-- Begin Recorded information --
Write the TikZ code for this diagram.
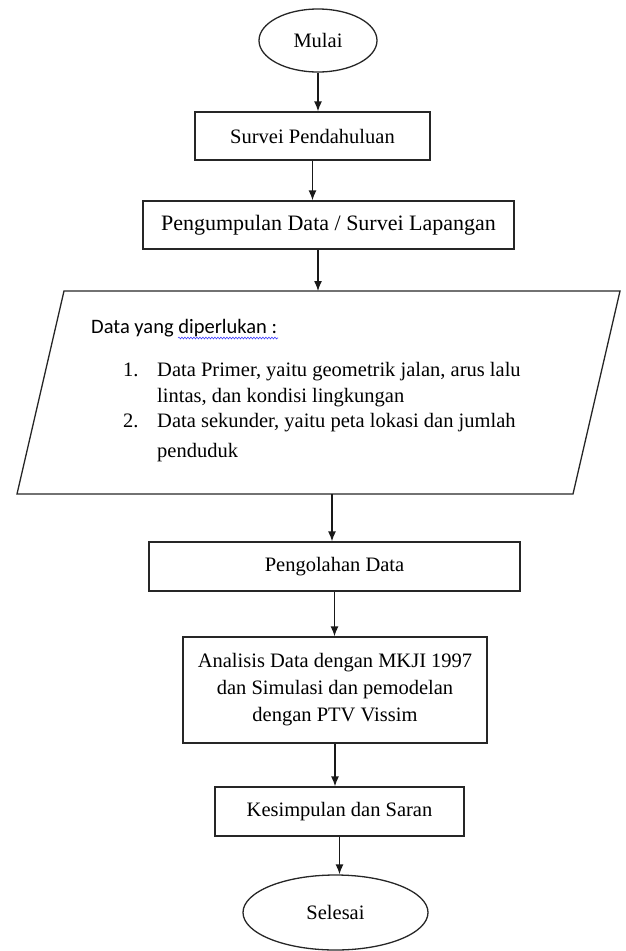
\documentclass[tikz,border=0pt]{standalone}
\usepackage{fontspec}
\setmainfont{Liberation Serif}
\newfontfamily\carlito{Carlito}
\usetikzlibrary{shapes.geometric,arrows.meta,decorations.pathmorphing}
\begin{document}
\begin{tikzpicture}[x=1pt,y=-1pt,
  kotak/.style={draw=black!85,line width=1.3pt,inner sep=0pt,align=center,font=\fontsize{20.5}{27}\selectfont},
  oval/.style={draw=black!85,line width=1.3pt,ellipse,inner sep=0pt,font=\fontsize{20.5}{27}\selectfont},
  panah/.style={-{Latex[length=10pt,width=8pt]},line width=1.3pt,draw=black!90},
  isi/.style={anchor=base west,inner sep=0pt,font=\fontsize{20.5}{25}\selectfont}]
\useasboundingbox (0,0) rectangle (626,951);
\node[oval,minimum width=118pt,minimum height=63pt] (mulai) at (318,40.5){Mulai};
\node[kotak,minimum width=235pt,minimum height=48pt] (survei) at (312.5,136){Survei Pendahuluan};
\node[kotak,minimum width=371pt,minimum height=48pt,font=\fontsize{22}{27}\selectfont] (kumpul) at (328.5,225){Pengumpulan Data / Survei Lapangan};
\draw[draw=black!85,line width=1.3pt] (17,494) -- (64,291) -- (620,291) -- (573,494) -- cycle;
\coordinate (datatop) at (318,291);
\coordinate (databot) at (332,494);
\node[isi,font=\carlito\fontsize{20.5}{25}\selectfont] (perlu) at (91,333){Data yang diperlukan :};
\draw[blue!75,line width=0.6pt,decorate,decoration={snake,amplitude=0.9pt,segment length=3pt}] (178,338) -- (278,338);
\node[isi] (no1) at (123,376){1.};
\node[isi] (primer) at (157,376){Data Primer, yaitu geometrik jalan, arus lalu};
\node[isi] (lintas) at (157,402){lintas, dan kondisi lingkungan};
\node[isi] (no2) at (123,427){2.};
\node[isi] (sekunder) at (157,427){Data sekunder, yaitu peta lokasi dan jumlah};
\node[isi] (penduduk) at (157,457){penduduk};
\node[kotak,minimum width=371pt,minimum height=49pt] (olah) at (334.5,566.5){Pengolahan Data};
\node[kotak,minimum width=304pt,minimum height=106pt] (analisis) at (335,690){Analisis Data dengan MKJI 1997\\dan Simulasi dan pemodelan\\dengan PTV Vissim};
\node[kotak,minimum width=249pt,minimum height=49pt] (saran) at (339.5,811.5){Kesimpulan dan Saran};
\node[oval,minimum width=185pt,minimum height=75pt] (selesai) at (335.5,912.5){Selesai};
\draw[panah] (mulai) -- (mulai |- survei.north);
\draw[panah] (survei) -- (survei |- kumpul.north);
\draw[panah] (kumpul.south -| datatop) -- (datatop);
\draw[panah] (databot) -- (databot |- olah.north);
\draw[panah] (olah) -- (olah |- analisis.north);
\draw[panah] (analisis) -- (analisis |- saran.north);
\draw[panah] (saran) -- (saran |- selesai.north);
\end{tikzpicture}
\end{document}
-- End Recorded information --
-- Begin Recorded information --
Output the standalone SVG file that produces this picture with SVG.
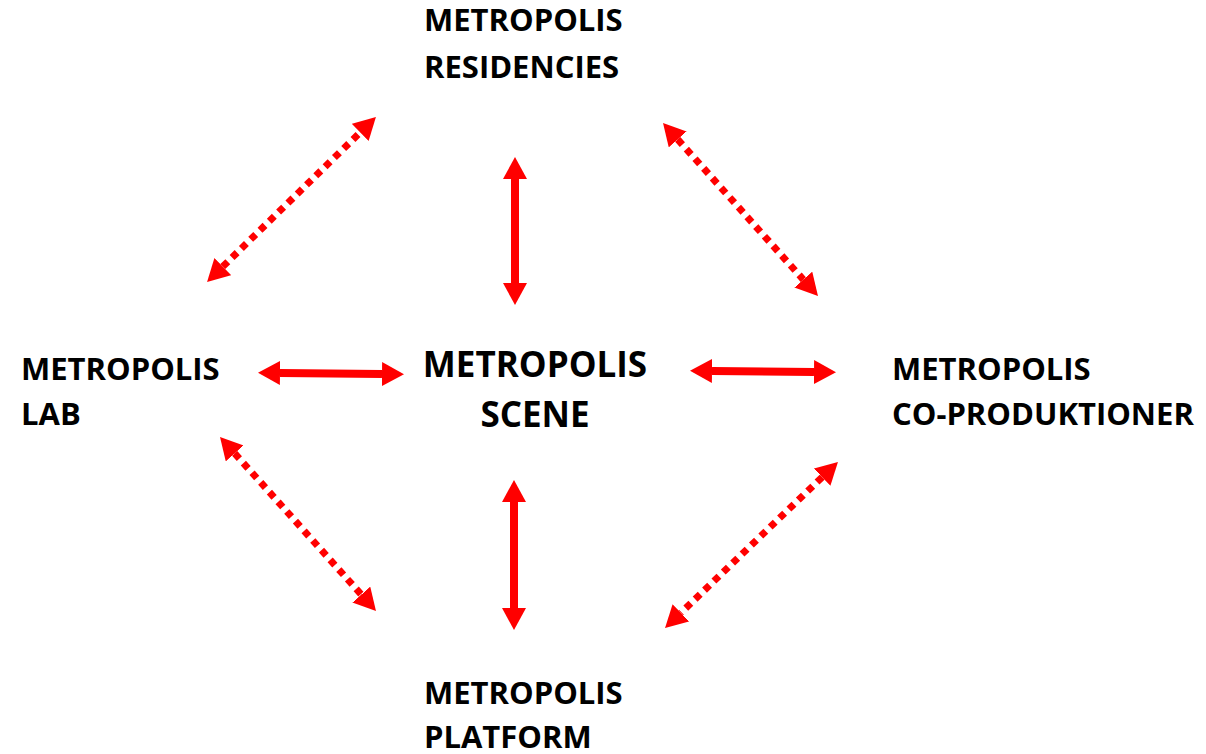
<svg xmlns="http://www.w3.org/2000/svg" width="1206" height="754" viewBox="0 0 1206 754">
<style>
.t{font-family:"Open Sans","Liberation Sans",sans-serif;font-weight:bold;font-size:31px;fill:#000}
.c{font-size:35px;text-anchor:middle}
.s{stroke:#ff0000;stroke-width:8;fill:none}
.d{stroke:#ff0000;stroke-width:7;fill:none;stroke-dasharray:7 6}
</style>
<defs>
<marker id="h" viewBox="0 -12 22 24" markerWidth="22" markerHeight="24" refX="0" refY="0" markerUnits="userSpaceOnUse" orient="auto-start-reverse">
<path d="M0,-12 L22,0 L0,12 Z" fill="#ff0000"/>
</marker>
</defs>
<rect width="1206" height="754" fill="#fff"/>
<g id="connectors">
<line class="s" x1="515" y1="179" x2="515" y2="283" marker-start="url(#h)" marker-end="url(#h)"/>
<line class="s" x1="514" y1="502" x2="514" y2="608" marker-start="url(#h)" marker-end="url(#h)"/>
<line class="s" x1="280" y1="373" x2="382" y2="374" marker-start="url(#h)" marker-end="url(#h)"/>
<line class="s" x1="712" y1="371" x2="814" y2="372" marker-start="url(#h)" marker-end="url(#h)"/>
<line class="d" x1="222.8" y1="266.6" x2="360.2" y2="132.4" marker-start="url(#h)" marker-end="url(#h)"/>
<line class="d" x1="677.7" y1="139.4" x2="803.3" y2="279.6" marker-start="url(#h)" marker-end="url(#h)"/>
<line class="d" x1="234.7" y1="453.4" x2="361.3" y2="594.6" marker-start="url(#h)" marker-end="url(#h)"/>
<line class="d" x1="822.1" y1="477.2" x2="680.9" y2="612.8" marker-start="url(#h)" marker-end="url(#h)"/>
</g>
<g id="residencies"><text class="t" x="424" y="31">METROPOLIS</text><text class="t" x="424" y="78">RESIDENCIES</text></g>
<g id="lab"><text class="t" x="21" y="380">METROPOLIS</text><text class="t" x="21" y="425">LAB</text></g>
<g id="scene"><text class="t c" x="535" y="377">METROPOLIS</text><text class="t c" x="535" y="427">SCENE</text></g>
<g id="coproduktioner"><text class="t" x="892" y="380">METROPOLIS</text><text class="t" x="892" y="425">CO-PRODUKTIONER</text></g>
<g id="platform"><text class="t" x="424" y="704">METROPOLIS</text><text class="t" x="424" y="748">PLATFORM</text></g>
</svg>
-- End Recorded information --
| The task |
Count the lines of the data that contain the string "standalone", and reply with that number alone.

| Written answer |
2